Telling the stories of startup founders and creators and their unique journey. Each episode features actionable tips, practical advice and inspirational insight.
00:00:00:00 - 00:00:34:21
I was not very good at marketing and it was very, very early, you know, kind of pre-internet. I mean, this is like 99, you know, the.com thing is happening. But but you couldn't really, you know, the way to market was still in kind of paper magazines and, you know, events. So I started writing a lot of articles, in things like, you know, Java Programmers Digest and, you know, all these kind of software magazines presenting it at, like a software development best practices conference.
00:00:34:21 - 00:00:59:12
And I got approached at the, at a conference by, someone who said, look, I represent a government agency. We're using a lot of the technologies you just described. It's going really, really poorly. Would you come in and and help us out? And so that customer turned out to be the FBI right across the river in in D.C., Pennsylvania Avenue.
00:00:59:14 - 00:01:14:08
And they had tried to adopt a software pretty early, in kind of a client server architecture, and it just was not working for the field agents. And I said, look, this is never going to work. I could probably rewrite it for you, you know, when's the deadline in there? Like, you know, six months from now.
00:01:14:08 - 00:01:35:04
And I said, okay, I'll. I'll work night and day. I'll write this story. But I never want to have anything to do with a government customer again. So I started working on that. It was just like, you guys are like, totally disorganized, right? And right. And I, I was able to deliver the thing to them that the agents could use in the field that they liked.
00:01:35:04 - 00:02:16:21
And I then just left and I said, okay, I think we have a business in this kind of, world of kind of enterprise software. It's not really engineering oriented, but this was a successful project. I think this is the direction we can go. But what are the biggest mistakes, if you think about it, that you made along the way in that, in that sort of at whatever point you there earlier days or as you built this thing, it at some point just by the way the cash flow was going, you know, hit the wall where we couldn't make payroll and we were just kind of like, what are we going to do?
00:02:16:22 - 00:02:43:17
I mean, we were totally like, our backs are up against the wall. And I know this happens to a lot of good companies where you have receivables. Even though we had saved money for two years, it wasn't enough. And the only thing that saved us was American Express. Sent over these paper checks to is like an incentive to transfer your balance from another credit card to American Express.
00:02:43:19 - 00:03:18:05
I actually wrote one of those checks out to myself and cashed it at the bank to like, bridge Payroll. It's it's terrible. And it worked. It worked. So it was supposed to be like written to visa to like, you know, like pay off your balance.
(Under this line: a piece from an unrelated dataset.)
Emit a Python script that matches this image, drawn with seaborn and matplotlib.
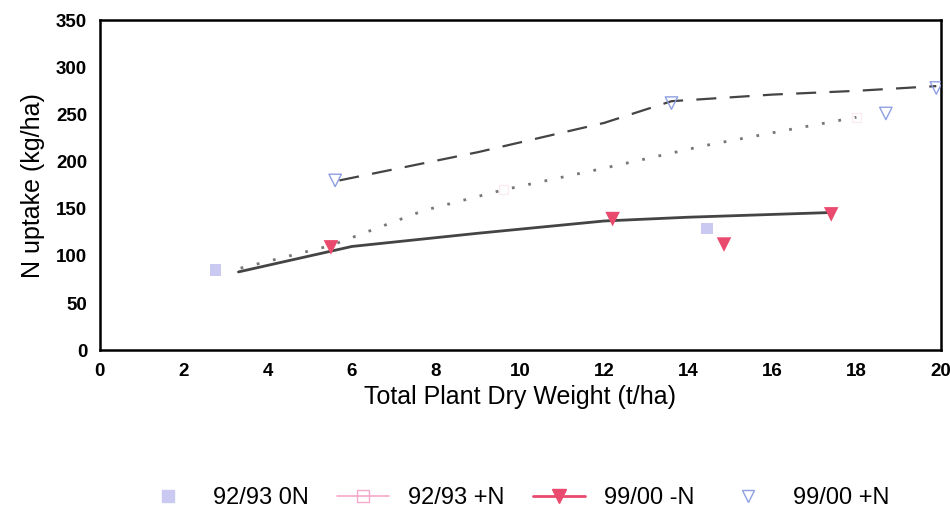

I just wrote it to like, platinum and and cashed it and it, it actually work where I could make payroll and then, you know, we, we actually got, you know, an invoice paid and, but it's one of those like near-death experiences where for a lot of small businesses, if they have no access to credit, they can just disappear.
00:03:18:05 - 00:03:36:20
And I did not have enough cash. So that was one, you know, really bad mistake. Before we go on to the second, how large were you when when this occurred? Oh, I mean, we probably I mean, it was a significant payroll, so we had at least like 6 or 7 employees at the time, like, just, you know what I mean?
00:03:36:20 - 00:03:59:11
This was now this is this this this check. This was this was like a significant like I didn't know what the the limit on this was. I didn't, you know, find out. Yeah. Right. We got another one I think this would do with that. And if it goes one of the mistakes I made and I think a lot of, entrepreneurs that read books like the E-myth do the same thing.
00:03:59:11 - 00:04:16:06
I was writing all the code in the company, and I had hired people, but I was still kind of a micromanager. I would walk around everybody's screen and say, don't do it that way, change this. You know, there was a point where I was kind of like, Lila, I'm working 20 hours a day. I can't really, like grow this company anymore.
00:04:16:06 - 00:04:38:20
It's like for the people that are sitting at this one table, I can manage them. But I don't think we can get any bigger. And that's when it was like, all right. Like if you come over to the company and help kind of organize this thing from just like an all engineer, you know, no, no organization kind of business, maybe we can grow it beyond, like, my internal ceiling.
00:04:38:22 - 00:04:57:14
And so that's what happened. I mean, Lila came in, looked at what I was doing for a little while, and it was like, you just can't write anymore code. And I was like, what do you mean? And she's like, well, you're like a tyrant, you know? You're like, it's like everyone's afraid to do anything. You got your perfectionist, you know, she's like, you're hiring these great software engineers, but you're not.
00:04:57:16 - 00:05:18:02
You know, she's like, I think what you should be doing is going out and meeting with technical customers, meeting with customers, representing the company. She's like, I'll manage them. You know, you get out there and like, don't write code. And so I, you know, we were only like a dozen people at the time maybe. And I had a meeting and I said, I'm not writing any more software.
00:05:18:02 - 00:05:27:17
And everybody was kind of like, what? What are you going to do around here, man?